Exercise directions
Quote every line below exactly and skip any picture.

— start Supplied data —

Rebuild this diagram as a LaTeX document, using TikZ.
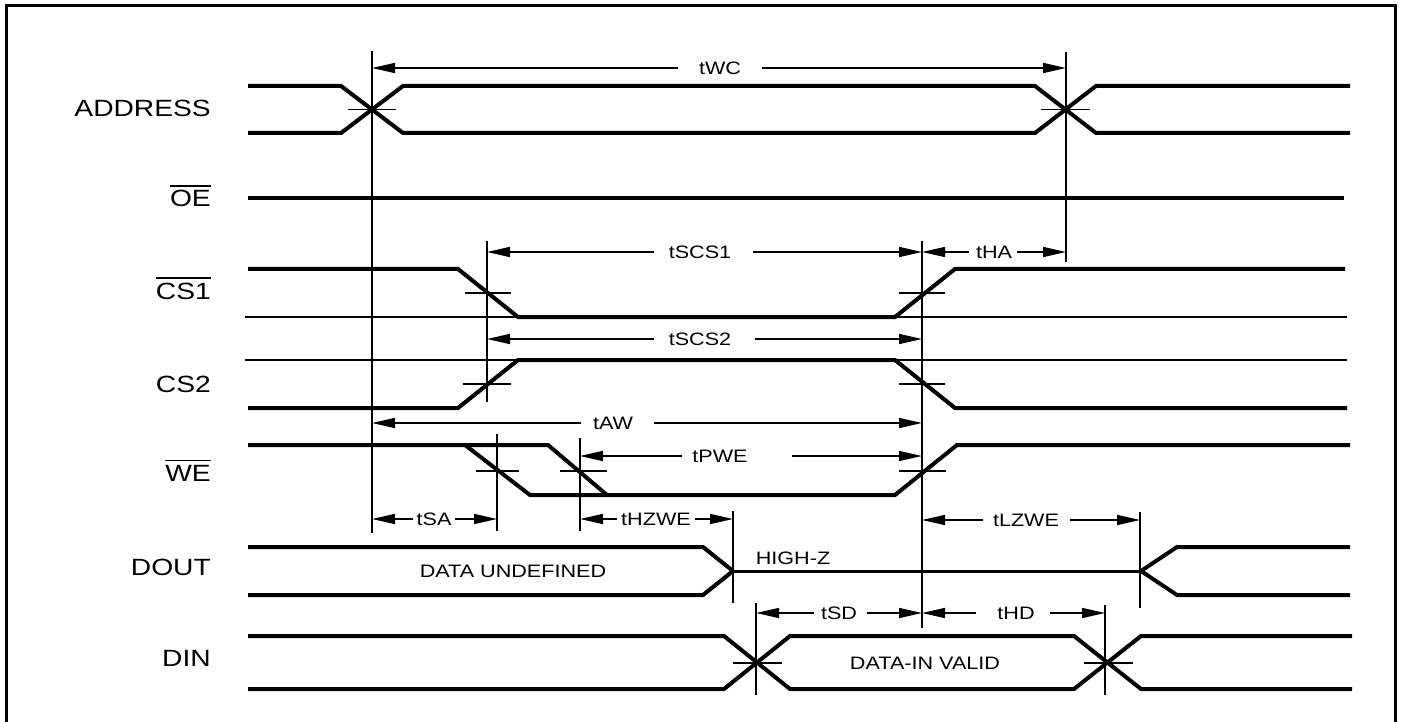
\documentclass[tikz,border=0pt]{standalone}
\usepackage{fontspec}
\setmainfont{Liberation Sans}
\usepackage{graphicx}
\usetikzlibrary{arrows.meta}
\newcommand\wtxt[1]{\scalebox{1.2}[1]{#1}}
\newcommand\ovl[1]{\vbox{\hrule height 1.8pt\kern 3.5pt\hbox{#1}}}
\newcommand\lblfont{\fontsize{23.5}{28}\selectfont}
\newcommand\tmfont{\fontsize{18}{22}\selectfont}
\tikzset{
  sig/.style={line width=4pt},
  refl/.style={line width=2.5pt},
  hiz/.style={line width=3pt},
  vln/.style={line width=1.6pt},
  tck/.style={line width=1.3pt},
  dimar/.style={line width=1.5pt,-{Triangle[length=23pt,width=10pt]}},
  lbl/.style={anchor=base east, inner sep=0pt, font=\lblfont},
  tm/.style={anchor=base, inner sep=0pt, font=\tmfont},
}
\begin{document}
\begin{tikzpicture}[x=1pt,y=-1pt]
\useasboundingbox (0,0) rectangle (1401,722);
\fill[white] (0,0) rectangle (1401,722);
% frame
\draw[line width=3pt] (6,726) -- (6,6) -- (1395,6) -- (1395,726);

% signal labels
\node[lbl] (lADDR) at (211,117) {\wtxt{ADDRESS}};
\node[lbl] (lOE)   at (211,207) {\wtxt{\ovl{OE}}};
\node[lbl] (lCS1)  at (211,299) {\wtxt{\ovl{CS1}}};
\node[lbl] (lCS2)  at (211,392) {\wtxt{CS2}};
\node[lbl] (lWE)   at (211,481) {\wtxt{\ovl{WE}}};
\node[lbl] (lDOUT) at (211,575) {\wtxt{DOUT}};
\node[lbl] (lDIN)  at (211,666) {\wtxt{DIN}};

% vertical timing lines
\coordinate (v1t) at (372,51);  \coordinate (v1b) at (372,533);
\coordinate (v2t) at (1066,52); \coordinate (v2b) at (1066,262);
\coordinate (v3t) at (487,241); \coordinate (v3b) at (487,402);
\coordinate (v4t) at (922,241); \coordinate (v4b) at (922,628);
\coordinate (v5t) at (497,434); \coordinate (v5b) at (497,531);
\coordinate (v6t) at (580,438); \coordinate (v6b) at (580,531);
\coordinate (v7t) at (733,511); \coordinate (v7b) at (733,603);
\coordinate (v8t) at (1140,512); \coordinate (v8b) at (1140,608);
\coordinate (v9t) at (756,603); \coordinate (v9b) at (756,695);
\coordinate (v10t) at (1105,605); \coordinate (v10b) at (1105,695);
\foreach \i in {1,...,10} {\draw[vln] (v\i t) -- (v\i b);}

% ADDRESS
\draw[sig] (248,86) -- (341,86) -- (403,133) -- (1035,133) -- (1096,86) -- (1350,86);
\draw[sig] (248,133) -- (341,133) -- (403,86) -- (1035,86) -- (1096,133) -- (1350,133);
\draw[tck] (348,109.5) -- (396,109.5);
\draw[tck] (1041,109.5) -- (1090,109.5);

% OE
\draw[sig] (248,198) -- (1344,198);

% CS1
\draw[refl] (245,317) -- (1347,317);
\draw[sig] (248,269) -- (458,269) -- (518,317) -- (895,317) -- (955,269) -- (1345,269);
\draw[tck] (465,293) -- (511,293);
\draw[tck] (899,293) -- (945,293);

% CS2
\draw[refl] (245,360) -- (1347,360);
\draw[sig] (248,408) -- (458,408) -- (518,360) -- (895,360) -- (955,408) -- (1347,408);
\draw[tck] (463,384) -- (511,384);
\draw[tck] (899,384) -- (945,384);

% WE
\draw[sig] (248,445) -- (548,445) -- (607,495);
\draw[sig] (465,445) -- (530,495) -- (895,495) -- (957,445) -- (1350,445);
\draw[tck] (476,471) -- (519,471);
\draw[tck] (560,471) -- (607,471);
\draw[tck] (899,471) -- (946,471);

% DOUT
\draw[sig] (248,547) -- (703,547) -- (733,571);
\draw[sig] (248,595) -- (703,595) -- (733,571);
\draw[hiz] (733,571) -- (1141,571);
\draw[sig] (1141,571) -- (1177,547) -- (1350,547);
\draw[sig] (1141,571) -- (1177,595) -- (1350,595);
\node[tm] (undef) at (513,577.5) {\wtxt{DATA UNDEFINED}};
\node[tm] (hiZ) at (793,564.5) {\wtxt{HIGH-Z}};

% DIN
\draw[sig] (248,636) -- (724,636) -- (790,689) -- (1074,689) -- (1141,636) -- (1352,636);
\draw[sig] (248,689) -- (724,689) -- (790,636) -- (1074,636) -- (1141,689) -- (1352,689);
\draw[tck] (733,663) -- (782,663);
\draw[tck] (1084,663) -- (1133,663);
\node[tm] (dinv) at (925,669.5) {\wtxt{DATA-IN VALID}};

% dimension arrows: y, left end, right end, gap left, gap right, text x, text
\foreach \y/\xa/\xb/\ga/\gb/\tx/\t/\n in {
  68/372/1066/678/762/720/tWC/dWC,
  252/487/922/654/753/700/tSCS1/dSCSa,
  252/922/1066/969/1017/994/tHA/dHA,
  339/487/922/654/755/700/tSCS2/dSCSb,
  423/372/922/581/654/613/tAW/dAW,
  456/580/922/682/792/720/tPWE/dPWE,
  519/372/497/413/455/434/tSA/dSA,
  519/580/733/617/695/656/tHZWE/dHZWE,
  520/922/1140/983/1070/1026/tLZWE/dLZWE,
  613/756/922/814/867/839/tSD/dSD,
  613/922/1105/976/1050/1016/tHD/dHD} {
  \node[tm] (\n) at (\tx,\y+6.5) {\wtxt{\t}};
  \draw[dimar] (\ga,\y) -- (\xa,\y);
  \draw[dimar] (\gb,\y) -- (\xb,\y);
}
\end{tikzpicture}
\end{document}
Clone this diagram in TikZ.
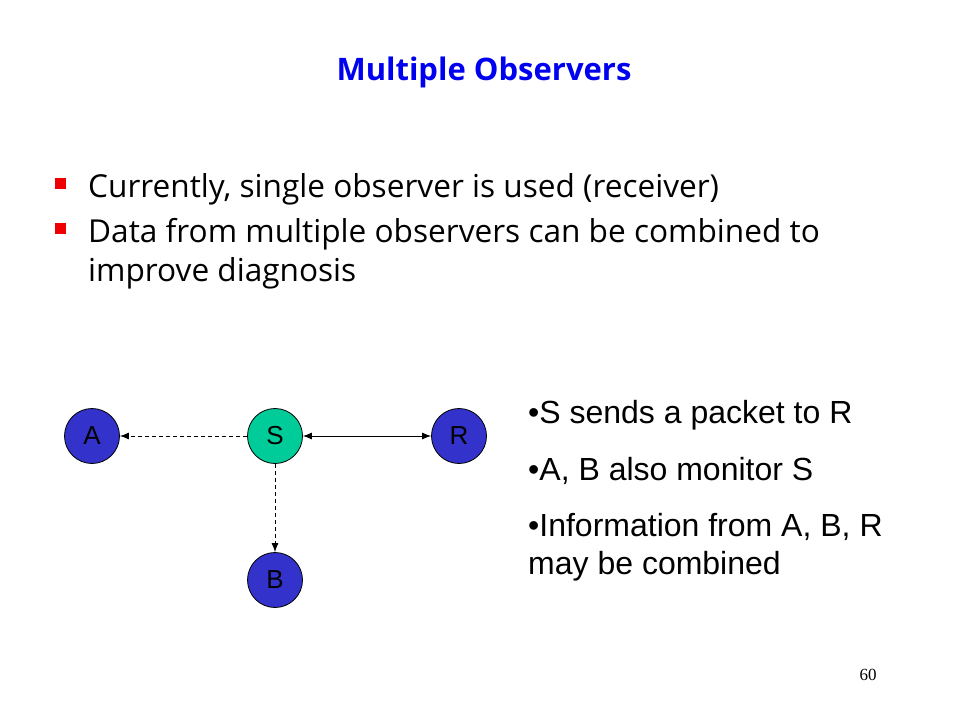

— end Supplied data —

In response
Rebuild this diagram as a LaTeX document, using TikZ.
\documentclass[tikz,border=0pt]{standalone}
\usepackage{fontspec}
\setmainfont{Liberation Sans}
\usepackage{graphicx}
\usetikzlibrary{arrows.meta}
\newcommand\wtxt[1]{\scalebox{1.2}[1]{#1}}
\newcommand\ovl[1]{\vbox{\hrule height 1.8pt\kern 3.5pt\hbox{#1}}}
\newcommand\lblfont{\fontsize{23.5}{28}\selectfont}
\newcommand\tmfont{\fontsize{18}{22}\selectfont}
\tikzset{
  sig/.style={line width=4pt},
  refl/.style={line width=2.5pt},
  hiz/.style={line width=3pt},
  vln/.style={line width=1.6pt},
  tck/.style={line width=1.3pt},
  dimar/.style={line width=1.5pt,-{Triangle[length=23pt,width=10pt]}},
  lbl/.style={anchor=base east, inner sep=0pt, font=\lblfont},
  tm/.style={anchor=base, inner sep=0pt, font=\tmfont},
}
\begin{document}
\begin{tikzpicture}[x=1pt,y=-1pt]
\useasboundingbox (0,0) rectangle (1401,722);
\fill[white] (0,0) rectangle (1401,722);
% frame
\draw[line width=3pt] (6,726) -- (6,6) -- (1395,6) -- (1395,726);

% signal labels
\node[lbl] (lADDR) at (211,117) {\wtxt{ADDRESS}};
\node[lbl] (lOE)   at (211,207) {\wtxt{\ovl{OE}}};
\node[lbl] (lCS1)  at (211,299) {\wtxt{\ovl{CS1}}};
\node[lbl] (lCS2)  at (211,392) {\wtxt{CS2}};
\node[lbl] (lWE)   at (211,481) {\wtxt{\ovl{WE}}};
\node[lbl] (lDOUT) at (211,575) {\wtxt{DOUT}};
\node[lbl] (lDIN)  at (211,666) {\wtxt{DIN}};

% vertical timing lines
\coordinate (v1t) at (372,51);  \coordinate (v1b) at (372,533);
\coordinate (v2t) at (1066,52); \coordinate (v2b) at (1066,262);
\coordinate (v3t) at (487,241); \coordinate (v3b) at (487,402);
\coordinate (v4t) at (922,241); \coordinate (v4b) at (922,628);
\coordinate (v5t) at (497,434); \coordinate (v5b) at (497,531);
\coordinate (v6t) at (580,438); \coordinate (v6b) at (580,531);
\coordinate (v7t) at (733,511); \coordinate (v7b) at (733,603);
\coordinate (v8t) at (1140,512); \coordinate (v8b) at (1140,608);
\coordinate (v9t) at (756,603); \coordinate (v9b) at (756,695);
\coordinate (v10t) at (1105,605); \coordinate (v10b) at (1105,695);
\foreach \i in {1,...,10} {\draw[vln] (v\i t) -- (v\i b);}

% ADDRESS
\draw[sig] (248,86) -- (341,86) -- (403,133) -- (1035,133) -- (1096,86) -- (1350,86);
\draw[sig] (248,133) -- (341,133) -- (403,86) -- (1035,86) -- (1096,133) -- (1350,133);
\draw[tck] (348,109.5) -- (396,109.5);
\draw[tck] (1041,109.5) -- (1090,109.5);

% OE
\draw[sig] (248,198) -- (1344,198);

% CS1
\draw[refl] (245,317) -- (1347,317);
\draw[sig] (248,269) -- (458,269) -- (518,317) -- (895,317) -- (955,269) -- (1345,269);
\draw[tck] (465,293) -- (511,293);
\draw[tck] (899,293) -- (945,293);

% CS2
\draw[refl] (245,360) -- (1347,360);
\draw[sig] (248,408) -- (458,408) -- (518,360) -- (895,360) -- (955,408) -- (1347,408);
\draw[tck] (463,384) -- (511,384);
\draw[tck] (899,384) -- (945,384);

% WE
\draw[sig] (248,445) -- (548,445) -- (607,495);
\draw[sig] (465,445) -- (530,495) -- (895,495) -- (957,445) -- (1350,445);
\draw[tck] (476,471) -- (519,471);
\draw[tck] (560,471) -- (607,471);
\draw[tck] (899,471) -- (946,471);

% DOUT
\draw[sig] (248,547) -- (703,547) -- (733,571);
\draw[sig] (248,595) -- (703,595) -- (733,571);
\draw[hiz] (733,571) -- (1141,571);
\draw[sig] (1141,571) -- (1177,547) -- (1350,547);
\draw[sig] (1141,571) -- (1177,595) -- (1350,595);
\node[tm] (undef) at (513,577.5) {\wtxt{DATA UNDEFINED}};
\node[tm] (hiZ) at (793,564.5) {\wtxt{HIGH-Z}};

% DIN
\draw[sig] (248,636) -- (724,636) -- (790,689) -- (1074,689) -- (1141,636) -- (1352,636);
\draw[sig] (248,689) -- (724,689) -- (790,636) -- (1074,636) -- (1141,689) -- (1352,689);
\draw[tck] (733,663) -- (782,663);
\draw[tck] (1084,663) -- (1133,663);
\node[tm] (dinv) at (925,669.5) {\wtxt{DATA-IN VALID}};

% dimension arrows: y, left end, right end, gap left, gap right, text x, text
\foreach \y/\xa/\xb/\ga/\gb/\tx/\t/\n in {
  68/372/1066/678/762/720/tWC/dWC,
  252/487/922/654/753/700/tSCS1/dSCSa,
  252/922/1066/969/1017/994/tHA/dHA,
  339/487/922/654/755/700/tSCS2/dSCSb,
  423/372/922/581/654/613/tAW/dAW,
  456/580/922/682/792/720/tPWE/dPWE,
  519/372/497/413/455/434/tSA/dSA,
  519/580/733/617/695/656/tHZWE/dHZWE,
  520/922/1140/983/1070/1026/tLZWE/dLZWE,
  613/756/922/814/867/839/tSD/dSD,
  613/922/1105/976/1050/1016/tHD/dHD} {
  \node[tm] (\n) at (\tx,\y+6.5) {\wtxt{\t}};
  \draw[dimar] (\ga,\y) -- (\xa,\y);
  \draw[dimar] (\gb,\y) -- (\xb,\y);
}
\end{tikzpicture}
\end{document}
Clone this diagram in TikZ.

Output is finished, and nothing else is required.